-- BEGIN --

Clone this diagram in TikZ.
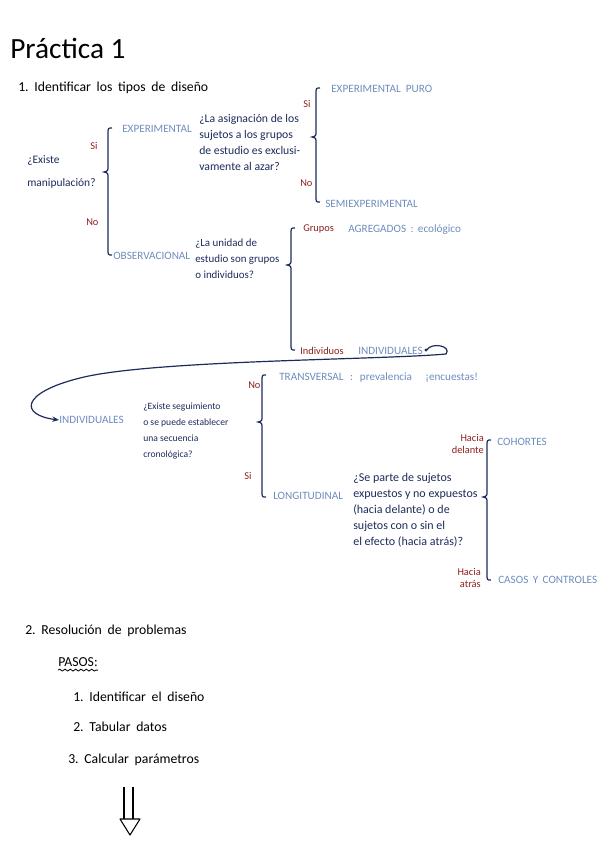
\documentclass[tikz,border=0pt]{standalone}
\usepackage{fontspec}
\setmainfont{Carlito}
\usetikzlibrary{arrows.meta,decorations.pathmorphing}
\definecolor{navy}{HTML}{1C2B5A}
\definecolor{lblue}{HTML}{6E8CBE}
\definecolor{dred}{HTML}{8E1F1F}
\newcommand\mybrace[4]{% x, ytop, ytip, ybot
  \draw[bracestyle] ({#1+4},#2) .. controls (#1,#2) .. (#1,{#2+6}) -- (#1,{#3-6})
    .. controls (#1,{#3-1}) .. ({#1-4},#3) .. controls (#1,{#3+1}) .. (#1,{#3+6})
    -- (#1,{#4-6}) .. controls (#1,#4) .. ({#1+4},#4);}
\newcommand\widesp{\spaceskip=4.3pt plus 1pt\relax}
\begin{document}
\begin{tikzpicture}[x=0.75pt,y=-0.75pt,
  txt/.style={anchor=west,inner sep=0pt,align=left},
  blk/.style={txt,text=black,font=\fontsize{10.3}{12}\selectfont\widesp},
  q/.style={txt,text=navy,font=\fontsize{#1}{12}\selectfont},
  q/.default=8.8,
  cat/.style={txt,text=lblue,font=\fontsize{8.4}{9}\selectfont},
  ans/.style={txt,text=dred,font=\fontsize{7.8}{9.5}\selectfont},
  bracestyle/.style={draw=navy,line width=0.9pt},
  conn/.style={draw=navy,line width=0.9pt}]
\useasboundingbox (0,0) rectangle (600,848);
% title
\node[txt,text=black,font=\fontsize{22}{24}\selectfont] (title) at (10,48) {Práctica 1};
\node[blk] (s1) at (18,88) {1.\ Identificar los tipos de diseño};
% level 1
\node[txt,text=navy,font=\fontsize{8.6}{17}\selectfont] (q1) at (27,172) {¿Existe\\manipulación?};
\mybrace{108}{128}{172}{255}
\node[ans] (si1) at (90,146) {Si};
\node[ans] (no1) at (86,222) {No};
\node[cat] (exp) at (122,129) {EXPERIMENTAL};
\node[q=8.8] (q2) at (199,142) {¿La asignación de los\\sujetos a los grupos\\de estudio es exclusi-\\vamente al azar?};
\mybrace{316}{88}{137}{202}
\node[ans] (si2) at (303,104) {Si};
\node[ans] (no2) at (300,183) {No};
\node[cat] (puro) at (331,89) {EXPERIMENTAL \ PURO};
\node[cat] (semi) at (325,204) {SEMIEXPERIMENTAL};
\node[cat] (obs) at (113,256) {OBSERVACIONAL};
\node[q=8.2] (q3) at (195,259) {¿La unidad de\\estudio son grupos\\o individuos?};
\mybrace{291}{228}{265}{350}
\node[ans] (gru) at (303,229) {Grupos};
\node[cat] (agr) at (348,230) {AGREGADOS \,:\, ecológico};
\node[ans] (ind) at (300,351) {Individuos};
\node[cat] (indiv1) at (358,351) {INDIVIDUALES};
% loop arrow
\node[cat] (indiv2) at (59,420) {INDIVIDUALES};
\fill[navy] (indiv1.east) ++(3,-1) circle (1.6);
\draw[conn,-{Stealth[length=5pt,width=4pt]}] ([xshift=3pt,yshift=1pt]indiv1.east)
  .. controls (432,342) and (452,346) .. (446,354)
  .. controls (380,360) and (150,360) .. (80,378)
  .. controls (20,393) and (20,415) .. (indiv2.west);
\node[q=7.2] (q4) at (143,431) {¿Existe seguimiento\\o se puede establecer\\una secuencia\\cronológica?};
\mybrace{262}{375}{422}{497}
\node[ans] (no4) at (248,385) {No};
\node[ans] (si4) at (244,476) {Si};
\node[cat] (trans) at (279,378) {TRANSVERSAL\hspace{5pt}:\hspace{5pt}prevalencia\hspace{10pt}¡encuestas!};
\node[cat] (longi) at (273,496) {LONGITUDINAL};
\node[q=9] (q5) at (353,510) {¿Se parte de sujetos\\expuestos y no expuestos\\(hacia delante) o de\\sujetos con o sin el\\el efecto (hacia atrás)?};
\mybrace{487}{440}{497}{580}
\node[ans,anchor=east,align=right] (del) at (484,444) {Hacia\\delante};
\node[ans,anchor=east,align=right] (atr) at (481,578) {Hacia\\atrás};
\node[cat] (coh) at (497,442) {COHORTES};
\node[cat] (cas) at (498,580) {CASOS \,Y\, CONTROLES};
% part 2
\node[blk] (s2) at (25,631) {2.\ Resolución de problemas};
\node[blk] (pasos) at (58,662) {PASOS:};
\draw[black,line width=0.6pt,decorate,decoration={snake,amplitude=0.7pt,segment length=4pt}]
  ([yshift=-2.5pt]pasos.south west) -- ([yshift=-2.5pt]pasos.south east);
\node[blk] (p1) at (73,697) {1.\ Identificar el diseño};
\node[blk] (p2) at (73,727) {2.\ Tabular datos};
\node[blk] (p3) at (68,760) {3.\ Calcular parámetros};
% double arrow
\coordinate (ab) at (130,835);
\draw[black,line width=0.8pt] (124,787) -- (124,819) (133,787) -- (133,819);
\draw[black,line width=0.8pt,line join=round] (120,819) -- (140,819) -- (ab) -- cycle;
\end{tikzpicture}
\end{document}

-- END --

## Problem statement:
Return to the listing above and set it down exactly, leaving out its pictures.

## The result:
Clone this diagram in TikZ.
\documentclass[tikz,border=0pt]{standalone}
\usepackage{fontspec}
\setmainfont{Carlito}
\usetikzlibrary{arrows.meta,decorations.pathmorphing}
\definecolor{navy}{HTML}{1C2B5A}
\definecolor{lblue}{HTML}{6E8CBE}
\definecolor{dred}{HTML}{8E1F1F}
\newcommand\mybrace[4]{% x, ytop, ytip, ybot
  \draw[bracestyle] ({#1+4},#2) .. controls (#1,#2) .. (#1,{#2+6}) -- (#1,{#3-6})
    .. controls (#1,{#3-1}) .. ({#1-4},#3) .. controls (#1,{#3+1}) .. (#1,{#3+6})
    -- (#1,{#4-6}) .. controls (#1,#4) .. ({#1+4},#4);}
\newcommand\widesp{\spaceskip=4.3pt plus 1pt\relax}
\begin{document}
\begin{tikzpicture}[x=0.75pt,y=-0.75pt,
  txt/.style={anchor=west,inner sep=0pt,align=left},
  blk/.style={txt,text=black,font=\fontsize{10.3}{12}\selectfont\widesp},
  q/.style={txt,text=navy,font=\fontsize{#1}{12}\selectfont},
  q/.default=8.8,
  cat/.style={txt,text=lblue,font=\fontsize{8.4}{9}\selectfont},
  ans/.style={txt,text=dred,font=\fontsize{7.8}{9.5}\selectfont},
  bracestyle/.style={draw=navy,line width=0.9pt},
  conn/.style={draw=navy,line width=0.9pt}]
\useasboundingbox (0,0) rectangle (600,848);
% title
\node[txt,text=black,font=\fontsize{22}{24}\selectfont] (title) at (10,48) {Práctica 1};
\node[blk] (s1) at (18,88) {1.\ Identificar los tipos de diseño};
% level 1
\node[txt,text=navy,font=\fontsize{8.6}{17}\selectfont] (q1) at (27,172) {¿Existe\\manipulación?};
\mybrace{108}{128}{172}{255}
\node[ans] (si1) at (90,146) {Si};
\node[ans] (no1) at (86,222) {No};
\node[cat] (exp) at (122,129) {EXPERIMENTAL};
\node[q=8.8] (q2) at (199,142) {¿La asignación de los\\sujetos a los grupos\\de estudio es exclusi-\\vamente al azar?};
\mybrace{316}{88}{137}{202}
\node[ans] (si2) at (303,104) {Si};
\node[ans] (no2) at (300,183) {No};
\node[cat] (puro) at (331,89) {EXPERIMENTAL \ PURO};
\node[cat] (semi) at (325,204) {SEMIEXPERIMENTAL};
\node[cat] (obs) at (113,256) {OBSERVACIONAL};
\node[q=8.2] (q3) at (195,259) {¿La unidad de\\estudio son grupos\\o individuos?};
\mybrace{291}{228}{265}{350}
\node[ans] (gru) at (303,229) {Grupos};
\node[cat] (agr) at (348,230) {AGREGADOS \,:\, ecológico};
\node[ans] (ind) at (300,351) {Individuos};
\node[cat] (indiv1) at (358,351) {INDIVIDUALES};
% loop arrow
\node[cat] (indiv2) at (59,420) {INDIVIDUALES};
\fill[navy] (indiv1.east) ++(3,-1) circle (1.6);
\draw[conn,-{Stealth[length=5pt,width=4pt]}] ([xshift=3pt,yshift=1pt]indiv1.east)
  .. controls (432,342) and (452,346) .. (446,354)
  .. controls (380,360) and (150,360) .. (80,378)
  .. controls (20,393) and (20,415) .. (indiv2.west);
\node[q=7.2] (q4) at (143,431) {¿Existe seguimiento\\o se puede establecer\\una secuencia\\cronológica?};
\mybrace{262}{375}{422}{497}
\node[ans] (no4) at (248,385) {No};
\node[ans] (si4) at (244,476) {Si};
\node[cat] (trans) at (279,378) {TRANSVERSAL\hspace{5pt}:\hspace{5pt}prevalencia\hspace{10pt}¡encuestas!};
\node[cat] (longi) at (273,496) {LONGITUDINAL};
\node[q=9] (q5) at (353,510) {¿Se parte de sujetos\\expuestos y no expuestos\\(hacia delante) o de\\sujetos con o sin el\\el efecto (hacia atrás)?};
\mybrace{487}{440}{497}{580}
\node[ans,anchor=east,align=right] (del) at (484,444) {Hacia\\delante};
\node[ans,anchor=east,align=right] (atr) at (481,578) {Hacia\\atrás};
\node[cat] (coh) at (497,442) {COHORTES};
\node[cat] (cas) at (498,580) {CASOS \,Y\, CONTROLES};
% part 2
\node[blk] (s2) at (25,631) {2.\ Resolución de problemas};
\node[blk] (pasos) at (58,662) {PASOS:};
\draw[black,line width=0.6pt,decorate,decoration={snake,amplitude=0.7pt,segment length=4pt}]
  ([yshift=-2.5pt]pasos.south west) -- ([yshift=-2.5pt]pasos.south east);
\node[blk] (p1) at (73,697) {1.\ Identificar el diseño};
\node[blk] (p2) at (73,727) {2.\ Tabular datos};
\node[blk] (p3) at (68,760) {3.\ Calcular parámetros};
% double arrow
\coordinate (ab) at (130,835);
\draw[black,line width=0.8pt] (124,787) -- (124,819) (133,787) -- (133,819);
\draw[black,line width=0.8pt,line join=round] (120,819) -- (140,819) -- (ab) -- cycle;
\end{tikzpicture}
\end{document}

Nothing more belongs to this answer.